The closing may require agreements on several fronts:
- how will the buyer finance the purchase:
if the buyer is doing an outright purchase (either through an investment or lender financing), this may not be an issue. But in many cases, you will find that the buyer may require seller financing.
This involves you financing a portion of the purchase under negotiated terms of 5-10 years. This is not a bad option, since it will give you the right to assume back the business if the buyer fails to meet their payment obligations.
- will the seller remain with the company during the transition:
it is common for the seller to assist the buyer during the transition. This is particularly common if the business have distinct customer contracts or brand name recognition.

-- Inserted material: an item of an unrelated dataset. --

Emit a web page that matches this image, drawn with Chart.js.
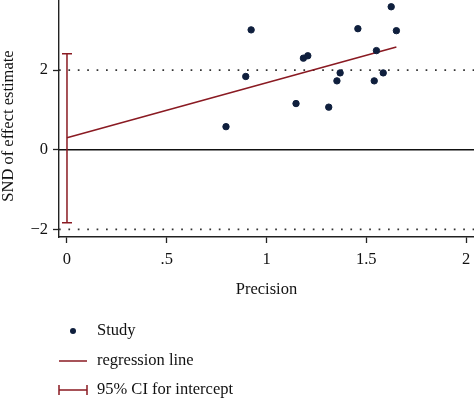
<!DOCTYPE html>
<html>
<head>
<meta charset="utf-8">
<script src="https://cdn.jsdelivr.net/npm/chart.js@4/dist/chart.umd.min.js"></script>
<style>
html,body{margin:0;padding:0;background:#fff;}
#wrap{width:474px;height:400px;}
</style>
</head>
<body>
<div id="wrap"><canvas id="c" width="474" height="400"></canvas></div>
<script>
// Study points: precision (x) and standardized effect (SND, y)
const studyPrecision = [0.797, 0.896, 0.923, 1.148, 1.185, 1.207, 1.312, 1.353, 1.369, 1.458, 1.540, 1.551, 1.585, 1.625, 1.651];
const studySND       = [0.58, 1.84, 3.01, 1.16, 2.30, 2.36, 1.07, 1.73, 1.93, 3.04, 1.73, 2.49, 1.93, 3.59, 2.99];
// Regression line endpoints
const regX = [0, 1.651];
const regY = [0.30, 2.58];
// 95% CI for intercept
const ciX = 0;
const ciLow = -1.83;
const ciHigh = 2.41;
// Axis ticks
const xTicks = [0, 0.5, 1, 1.5, 2];
const yTicks = [-2, 0, 2];
const xRange = [-0.04, 2.04];
const yRange = [-2.19, 3.76];
// Reference lines
const refLevels = [0, 2, -2];
const yTitle = 'SND of effect estimate';

const NAVY = '#0f1f3d';
const RED = '#8a1a22';
const AXIS = '#222';
const FONT = "'Liberation Serif', 'Times New Roman', serif";
const FS = 16.5;

const pts = studyPrecision.map((x, i) => ({x, y: studySND[i]}));

const refDatasets = refLevels.map(v => ({
  type: 'line',
  label: 'ref' + v,
  data: xRange.map(x => ({x, y: v})),
  borderColor: v === 0 ? '#111' : '#333',
  borderWidth: v === 0 ? 1.4 : 1.7,
  borderDash: v === 0 ? [] : [1.7, 7.7],
  pointRadius: 0,
  fill: false,
  order: 5
}));

const errorBar = {
  id: 'errorBar',
  afterDatasetsDraw(chart) {
    const {ctx, scales: {x, y}} = chart;
    const px = x.getPixelForValue(ciX);
    const yt = y.getPixelForValue(ciHigh);
    const yb = y.getPixelForValue(ciLow);
    ctx.save();
    ctx.strokeStyle = RED;
    ctx.lineWidth = 1.5;
    ctx.beginPath();
    ctx.moveTo(px, yt); ctx.lineTo(px, yb);
    ctx.moveTo(px - 5, yt); ctx.lineTo(px + 5, yt);
    ctx.moveTo(px - 5, yb); ctx.lineTo(px + 5, yb);
    ctx.stroke();
    ctx.restore();
  }
};

const yTitlePlugin = {
  id: 'yTitle',
  afterDraw(chart) {
    const ctx = chart.ctx;
    ctx.save();
    ctx.font = FS + 'px ' + FONT;
    ctx.fillStyle = '#111';
    ctx.textAlign = 'center';
    ctx.textBaseline = 'middle';
    ctx.translate(9, 126);
    ctx.rotate(-Math.PI / 2);
    ctx.fillText(yTitle, 0, 0);
    ctx.restore();
  }
};

const legendPlugin = {
  id: 'customLegend',
  afterDraw(chart) {
    const ctx = chart.ctx;
    const items = chart.data.datasets.filter(d => d.legendKind);
    ctx.save();
    ctx.font = FS + 'px ' + FONT;
    ctx.textBaseline = 'middle';
    const ys = [331, 361, 390];
    items.forEach((d, i) => {
      const yy = ys[i];
      if (d.legendKind === 'point') {
        ctx.fillStyle = NAVY;
        ctx.beginPath(); ctx.arc(73, yy, 3, 0, Math.PI * 2); ctx.fill();
      } else if (d.legendKind === 'line') {
        ctx.strokeStyle = RED; ctx.lineWidth = 1.5;
        ctx.beginPath(); ctx.moveTo(59, yy); ctx.lineTo(87, yy); ctx.stroke();
      } else {
        ctx.strokeStyle = RED; ctx.lineWidth = 1.5;
        ctx.beginPath(); ctx.moveTo(59, yy); ctx.lineTo(87, yy);
        ctx.moveTo(59, yy - 5); ctx.lineTo(59, yy + 5);
        ctx.moveTo(87, yy - 5); ctx.lineTo(87, yy + 5);
        ctx.stroke();
      }
      ctx.fillStyle = '#111';
      ctx.fillText(d.label, 97, yy);
    });
    ctx.restore();
  }
};

new Chart(document.getElementById('c'), {
  type: 'scatter',
  data: {
    datasets: [
      {
        type: 'scatter',
        label: 'Study',
        legendKind: 'point',
        data: pts,
        backgroundColor: NAVY,
        borderColor: NAVY,
        pointRadius: 3.2,
        pointHoverRadius: 3.2,
        order: 1,
        clip: false
      },
      {
        type: 'line',
        label: 'regression line',
        legendKind: 'line',
        data: regX.map((x, i) => ({x, y: regY[i]})),
        borderColor: RED,
        borderWidth: 1.6,
        pointRadius: 0,
        fill: false,
        order: 2
      },
      {
        type: 'scatter',
        label: '95% CI for intercept',
        legendKind: 'ci',
        data: [],
        pointRadius: 0
      },
      ...refDatasets
    ]
  },
  options: {
    responsive: false,
    animation: false,
    devicePixelRatio: 1,
    layout: { autoPadding: false, padding: { top: 0, right: 0, left: 0, bottom: 100 } },
    plugins: { legend: { display: false }, tooltip: { enabled: false } },
    scales: {
      x: {
        type: 'linear',
        min: xRange[0], max: xRange[1],
        afterBuildTicks: s => { s.ticks = xTicks.map(v => ({value: v})); },
        afterFit: s => { s.height = 63; s.paddingLeft = 0; s.paddingRight = 0; },
        ticks: {
          font: { family: FONT, size: FS },
          color: '#111',
          padding: 7,
          maxRotation: 0,
          callback: v => v === 0 ? '0' : String(v).replace(/^0\./, '.')
        },
        grid: { drawOnChartArea: false, drawTicks: true, tickLength: 6, tickColor: AXIS, tickWidth: 1.3 },
        border: { display: true, color: AXIS, width: 1.4 },
        title: { display: true, text: 'Precision', font: { family: FONT, size: FS }, color: '#111', padding: { top: 0, bottom: 0 } }
      },
      y: {
        type: 'linear',
        min: yRange[0], max: yRange[1],
        afterBuildTicks: s => { s.ticks = yTicks.map(v => ({value: v})); },
        afterFit: s => { s.width = 59; s.paddingTop = 0; s.paddingBottom = 0; },
        ticks: {
          font: { family: FONT, size: FS },
          color: '#111',
          padding: 5,
          callback: v => v < 0 ? '\u2212' + Math.abs(v) : String(v)
        },
        grid: { drawOnChartArea: false, drawTicks: true, tickLength: 6, tickColor: AXIS, tickWidth: 1.3 },
        border: { display: true, color: AXIS, width: 1.4 },
        title: { display: false }
      }
    }
  },
  plugins: [errorBar, yTitlePlugin, legendPlugin]
});
</script>
</body>
</html>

You need to negotiate with the buyer your role, the time required for the transition, and fee. In most cases, the seller will receive a negotiated salary or per diem fee for assistance.
- non-compete clause:
in some cases, the buyer may request a non-compete clause that prevents you from competing against the buyer for a period of time (usually 1-2 years).
- use of your brand name:
if you business success carries the name of the seller; i.e., Smith's Auto Parts, the buyer may negotiate a period of time where they can continue to use your name while they build up the new brand.
This may involve joint name in the brand: Smith & Wesson
to be followed by: Wesson & Smith
to be finalized by: Wesson
Again, this may involve a year or more and is generally included in the goodwill price of the company.
there are many other issues that may require representation from a broker to protect your interest.